The original classic with Harrison Ford was set in 2019, and the sequel will open in a 2018 still lacking widespread flying cars or bitter Replicants.

bladerunnerposter.jpg
The future is set to collide with the present and Rick Deckard will be there.
Warner Bros.

Now that Han Solo has fallen on hard times (oops, was that a spoiler?), Harrison Ford's schedule has been freed up to reprise his other iconic role as Rick Deckard in the long-awaited sequel to "Blade Runner." Deadline reports that "Blade Runner 2" is scheduled for a theatrical release on January 12, 2018.

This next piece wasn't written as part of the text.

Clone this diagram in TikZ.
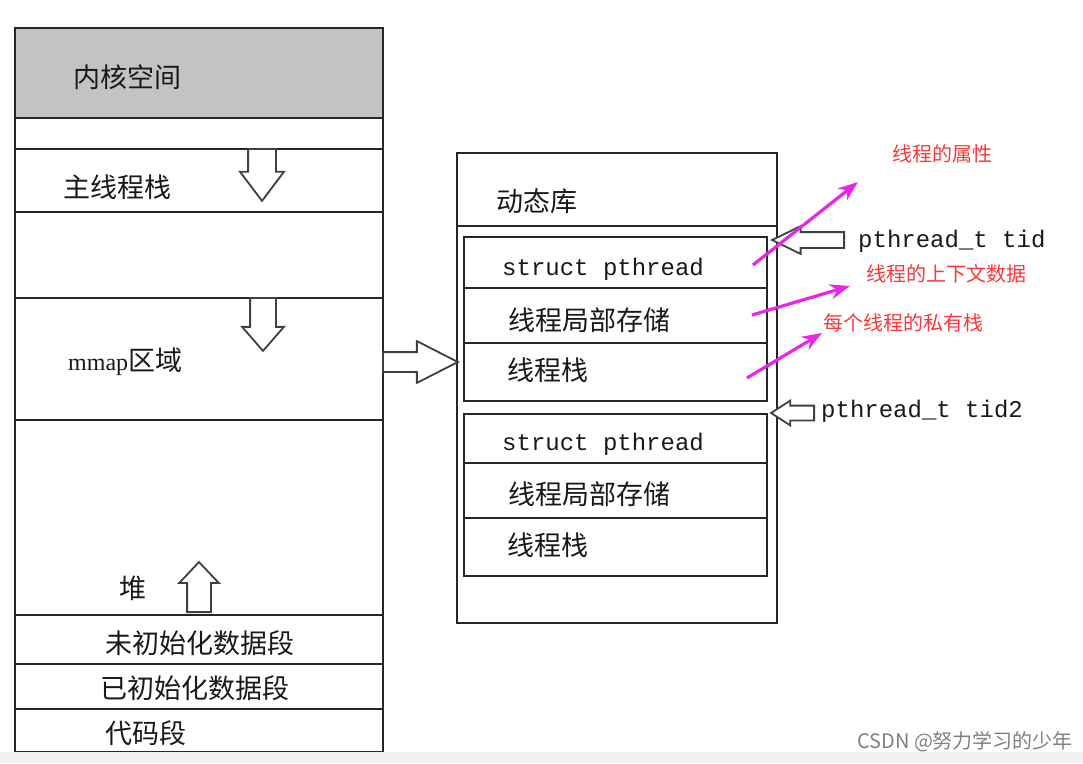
\documentclass[tikz,border=0pt]{standalone}
\usepackage{fontspec}
\setmainfont{Noto Sans CJK SC}
\newfontfamily\codefont{Liberation Mono}
\newfontfamily\romanfont{Liberation Serif}
\usetikzlibrary{shapes.arrows,arrows.meta}
\pgfdeclarelayer{edgelayer}
\pgfdeclarelayer{nodelayer}
\pgfsetlayers{edgelayer,nodelayer,main}
\definecolor{kernelgray}{RGB}{195,195,195}
\definecolor{callout}{RGB}{232,38,232}
\definecolor{notered}{RGB}{250,55,55}
\tikzstyle{segment}=[rectangle, draw=black!85, line width=1.6pt, fill=white, anchor=north west, inner sep=0pt]
\tikzstyle{label}=[anchor=west, inner sep=0pt, font=\fontsize{27}{30}\selectfont, text=black!90]
\tikzstyle{code}=[anchor=west, inner sep=0pt, font=\codefont\fontsize{24}{28}\selectfont, text=black!90]
\tikzstyle{note}=[anchor=west, inner sep=0pt, font=\fontsize{20}{24}\selectfont, text=notered]
\tikzstyle{hollow}=[single arrow, draw=black!75, fill=white, line width=1.8pt, inner sep=0pt, anchor=tail]
\tikzstyle{pointer}=[draw=callout, line width=3.2pt, -{Stealth[length=20pt,width=15pt]}]

\begin{document}
\begin{tikzpicture}[x=1pt,y=-1pt]
			\useasboundingbox (0,0) rectangle (1083,763);
			\fill [black!6] (0,752) rectangle (1083,763);
			\begin{pgfonlayer}{edgelayer}
			% process address space
			\node [style=segment, fill=kernelgray, minimum width=368, minimum height=90] (0) at (14,27) {};
			\node [style=segment, minimum width=368, minimum height=31] (1) at (14,117) {};
			\node [style=segment, minimum width=368, minimum height=63] (2) at (14,148) {};
			\node [style=segment, minimum width=368, minimum height=86] (3) at (14,211) {};
			\node [style=segment, minimum width=368, minimum height=122] (4) at (14,297) {};
			\node [style=segment, minimum width=368, minimum height=195] (5) at (14,419) {};
			\node [style=segment, minimum width=368, minimum height=49] (6) at (14,614) {};
			\node [style=segment, minimum width=368, minimum height=45] (7) at (14,663) {};
			\node [style=segment, minimum width=368, minimum height=43] (8) at (14,708) {};
			% shared library
			\node [style=segment, minimum width=320, minimum height=470] (10) at (456,152) {};
			\node [style=segment, minimum width=320, minimum height=73] (11) at (456,152) {};
			\node [style=segment, minimum width=303, minimum height=51] (12) at (463,236) {};
			\node [style=segment, minimum width=303, minimum height=55] (13) at (463,287) {};
			\node [style=segment, minimum width=303, minimum height=58] (14) at (463,342) {};
			\node [style=segment, minimum width=303, minimum height=49] (15) at (463,413) {};
			\node [style=segment, minimum width=303, minimum height=55] (16) at (463,462) {};
			\node [style=segment, minimum width=303, minimum height=58] (17) at (463,517) {};
			\end{pgfonlayer}
			\begin{pgfonlayer}{nodelayer}
			\node [style=label] (20) at (73,77) {内核空间};
			\node [style=label] (21) at (63,187) {主线程栈};
			\node [style=label] (22) at (68,362) {{\romanfont\fontsize{24}{28}\selectfont mmap}区域};
			\node [style=label] (23) at (119,588) {堆};
			\node [style=label] (24) at (105,643) {未初始化数据段};
			\node [style=label] (25) at (100,688) {已初始化数据段};
			\node [style=label] (26) at (105,733) {代码段};
			\node [style=label] (30) at (496,201) {动态库};
			\node [style=code] (31) at (502,269) {struct pthread};
			\node [style=label] (32) at (508,320) {线程局部存储};
			\node [style=label] (33) at (507,370) {线程栈};
			\node [style=code] (34) at (502,444) {struct pthread};
			\node [style=label] (35) at (508,494) {线程局部存储};
			\node [style=label] (36) at (507,545) {线程栈};
			\node [style=code] (40) at (858,241) {pthread\_t tid};
			\node [style=code] (41) at (821,411) {pthread\_t tid2};
			\node [style=note] (42) at (892,154) {线程的属性};
			\node [style=note] (43) at (866,274) {线程的上下文数据};
			\node [style=note] (44) at (823,323) {每个线程的私有栈};
			\node [anchor=west, inner sep=0pt, font=\fontsize{20}{24}\selectfont, text=black!50] (45) at (857,742) {CSDN @努力学习的少年};
			% growth and reference arrows
			\node [style=hollow, shape border rotate=270, minimum height=52, minimum width=42, inner xsep=13, single arrow head extend=8, single arrow tip angle=74] (50) at (262,148) {};
			\node [style=hollow, shape border rotate=270, minimum height=53, minimum width=40, inner xsep=12, single arrow head extend=8, single arrow tip angle=82] (51) at (263,297) {};
			\node [style=hollow, shape border rotate=90, minimum height=50, minimum width=38, inner xsep=11, single arrow head extend=8, single arrow tip angle=87] (52) at (199,613) {};
			\node [style=hollow, minimum height=75, minimum width=41, inner ysep=9, single arrow head extend=11, single arrow tip angle=54] (53) at (382,362) {};
			\node [style=hollow, shape border rotate=180, minimum height=72, minimum width=26, inner ysep=7, single arrow head extend=6, single arrow tip angle=52] (54) at (845,240) {};
			\node [style=hollow, shape border rotate=180, minimum height=43, minimum width=23, inner ysep=6.5, single arrow head extend=5, single arrow tip angle=66] (55) at (815,413) {};
			\end{pgfonlayer}
			\coordinate (60) at (753,265);
			\coordinate (61) at (858,182);
			\coordinate (62) at (752,315);
			\coordinate (63) at (850,286);
			\coordinate (64) at (747,378);
			\coordinate (65) at (822,333);
			\draw [style=pointer] (60) to (61);
			\draw [style=pointer] (62) to (63);
			\draw [style=pointer] (64) to (65);
\end{tikzpicture}
\end{document}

Around the same time he was showing us what the past looked like "in a galaxy far, far away" a young Ford also gave us a glimpse of the future here on Earth in the classic 1982 adaptation of Philip K. Dick's novel "Do Androids Dream of Electric Sheep?"

The original "Blade Runner" depicts the world of 2019, filled with the requisite flying cars and bio-engineered Androids called "Replicants" that may have just returned from exile in search of revenge on their creators.

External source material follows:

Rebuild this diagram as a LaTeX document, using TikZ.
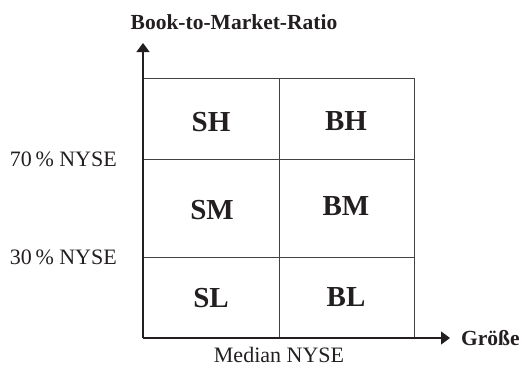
\documentclass[tikz,border=0pt]{standalone}
\usepackage{fontspec}
\setmainfont{Liberation Serif}
\usetikzlibrary{arrows.meta}
\definecolor{ink}{HTML}{231F20}
\begin{document}
\begin{tikzpicture}[x=1pt,y=-1pt,
  axisline/.style={draw=ink,line width=1.3pt,-{Triangle[length=9pt,width=13pt]}},
  gridline/.style={draw=ink!85,line width=1pt},
  cell/.style={font=\fontsize{29}{31}\selectfont\bfseries,text=ink,inner sep=0pt},
  lab/.style={font=\fontsize{22}{24}\selectfont,text=ink,inner sep=0pt},
  title/.style={font=\fontsize{21.5}{24}\selectfont\bfseries,text=ink,inner sep=0pt}]
\useasboundingbox (0,0) rectangle (523,372);
\coordinate (O) at (143,338);
\coordinate (ytip) at (143,43);
\coordinate (xtip) at (450,338);
\coordinate (tl) at (143,78);
\coordinate (tm) at (279,78);
\coordinate (tr) at (414,78);
\coordinate (bm) at (279,338);
\coordinate (br) at (414,338);
\coordinate (l70) at (143,159);
\coordinate (r70) at (414,159);
\coordinate (l30) at (143,257);
\coordinate (r30) at (414,257);
\draw[gridline] (tl) -- (tr) -- (br);
\draw[gridline] (tm) -- (bm);
\draw[gridline] (l70) -- (r70);
\draw[gridline] (l30) -- (r30);
\draw[axisline] (O) -- (ytip);
\draw[axisline] (O) -- (xtip);
\node[cell] (SH) at (211,122) {SH};
\node[cell] (BH) at (346,121) {BH};
\node[cell] (SM) at (212,210) {SM};
\node[cell] (BM) at (346,206) {BM};
\node[cell] (SL) at (211,298) {SL};
\node[cell] (BL) at (346,297) {BL};
\node[title] (ttl) at (234,22) {Book-to-Market-Ratio};
\node[title,anchor=west] (gr) at (461,338) {Größe};
\node[lab,anchor=east] (p70) at (117,159) {70\,\% NYSE};
\node[lab,anchor=east] (p30) at (117,257) {30\,\% NYSE};
\node[lab] (med) at (279,355) {Median NYSE};
\end{tikzpicture}
\end{document}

The sequel will pick up where the first film left off, meaning filmgoers will be watching a depiction of life in 2019 from a 2018 that's likely to look quite different than what director Denis Villeneuve imagined more than three decades ago.

Some of the touchscreen and voice-activated computer interfaces we have today are actually better than the unwieldy system Deckard had to use for his investigations in the original film, but we're still lacking flying cars and off-planet colonies. While the film successfully predicted the coming of the Nexus 6 in the 2010's, the real thing turns out to be a large and unwieldy Android phone rather than a handsome and aggressive humanoid Android played by the likes of Rutger Hauer.

So "Blade Runner 2" may require us to suspend our disbelief more in 2018 than the original did in 1982, but I don't think that will be a problem. There's plenty of reason to come back for more "Blade Runner," even after 35 years, because Villeneuve has promised to finally address one of the central mysteries of the original -- whether or not Deckard himself is a Nexus 6.